BEIJING: China on Tuesday (Nov 7) published an action plan on reducing methane emissions, pledging more “forceful” measures to improve its capabilities to control the greenhouse gas output ahead of COP28 climate talks later this month.

China will “effectively improve” its monitoring and supervision systems for methane in its five-year plan period through 2025, and “significantly improve” them in the next five-year period from 2026 to 2030, according to the strategy published by the Ministry of Ecology and Environment.

The country’s conventional onshore oil and gas industry will also “strive” to reduce flaring to zero over the 2026-2030 period.

It will aim for annual use of coal mine gas to reach 6 billion cubic metres by 2025, and collection rates of associated gases in oilfields to reach an “international advanced level” by 2030.

China’s approach to methane has been a key part of negotiations with the United States to find common ground ahead of the COP28 climate summit in late November.

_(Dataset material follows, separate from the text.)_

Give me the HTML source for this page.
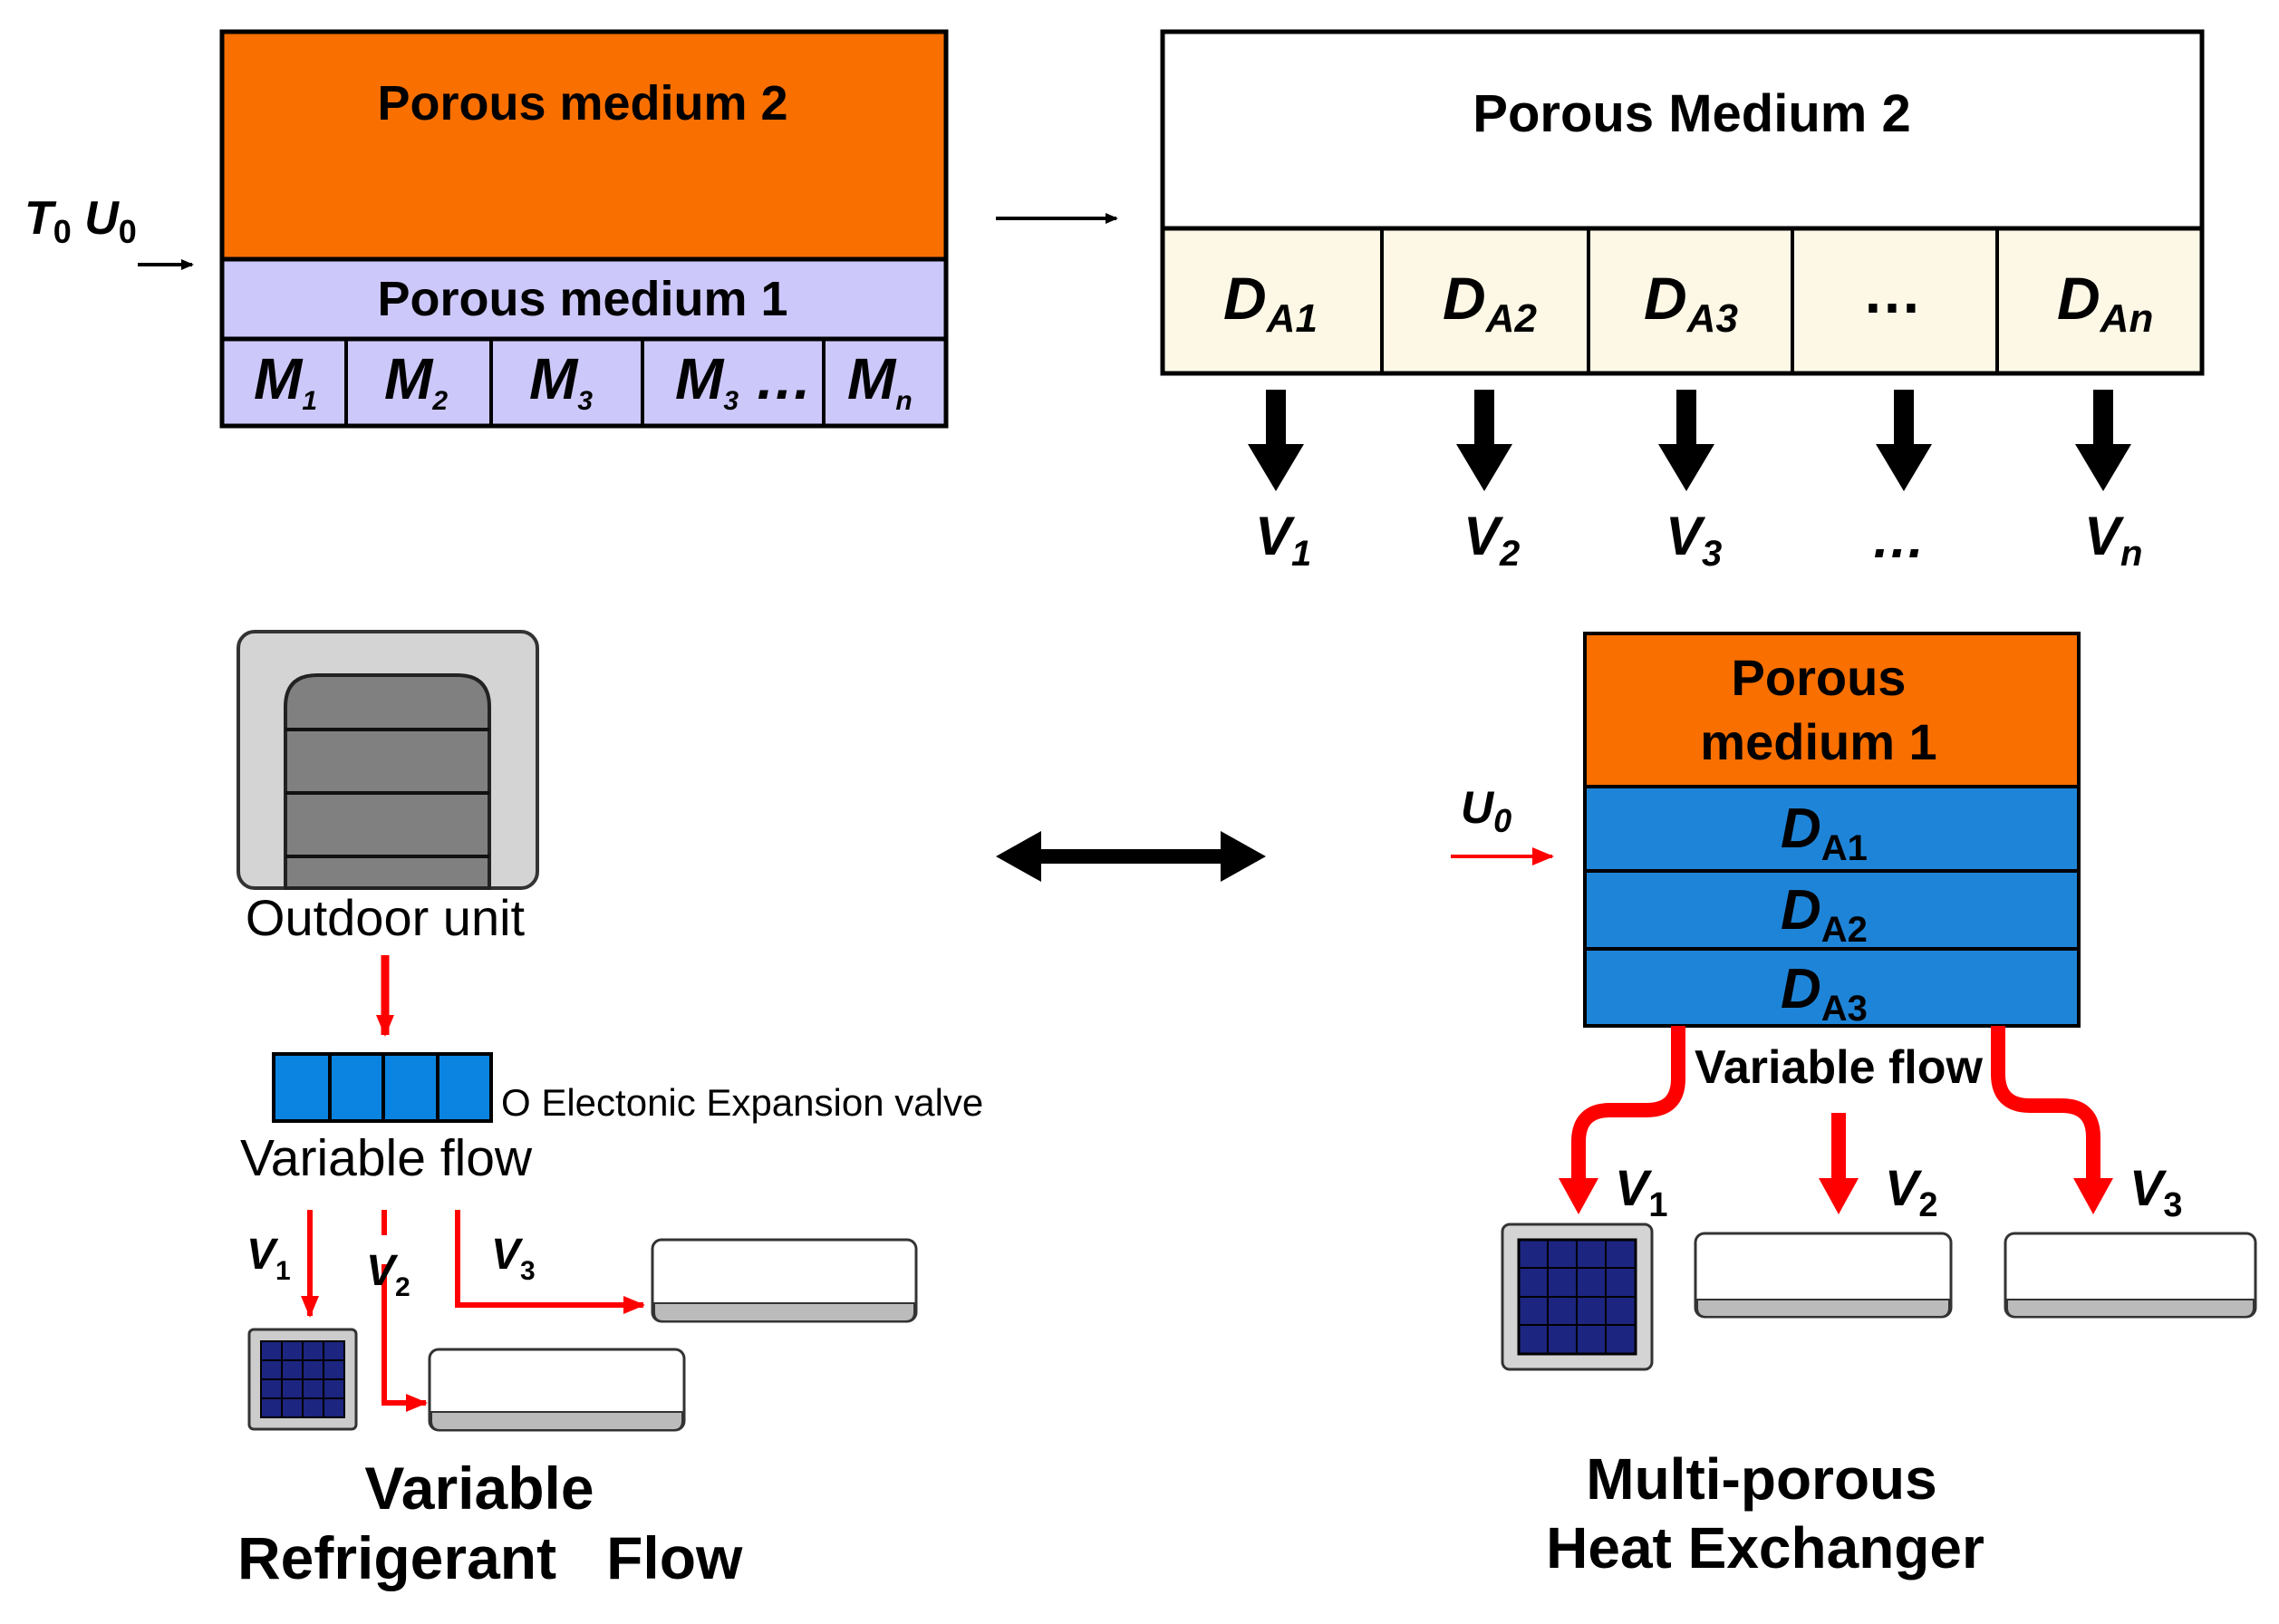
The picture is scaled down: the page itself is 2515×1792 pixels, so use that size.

China’s climate envoy Xie Zhenhua is meeting with his US counterpart John Kerry in California from Nov 4 to Nov 7.

Xie said on the sidelines of climate talks last year in Egypt that the country was working on a methane action plan, but he conceded that its ability to control emissions was “weak” and the plan would focus on “preliminary goals” like improving monitoring capabilities.

While other countries are focusing on emissions from oil and gas, China’s main challenges are controlling methane from coal mines and rice paddies.

Last week, Marcelo Mena, head of the Global Methane Hub and former environment minister of Chile, told Reuters that China’s plan to cut methane emissions would likely “cut the biggest chunk out of emissions from developing countries”.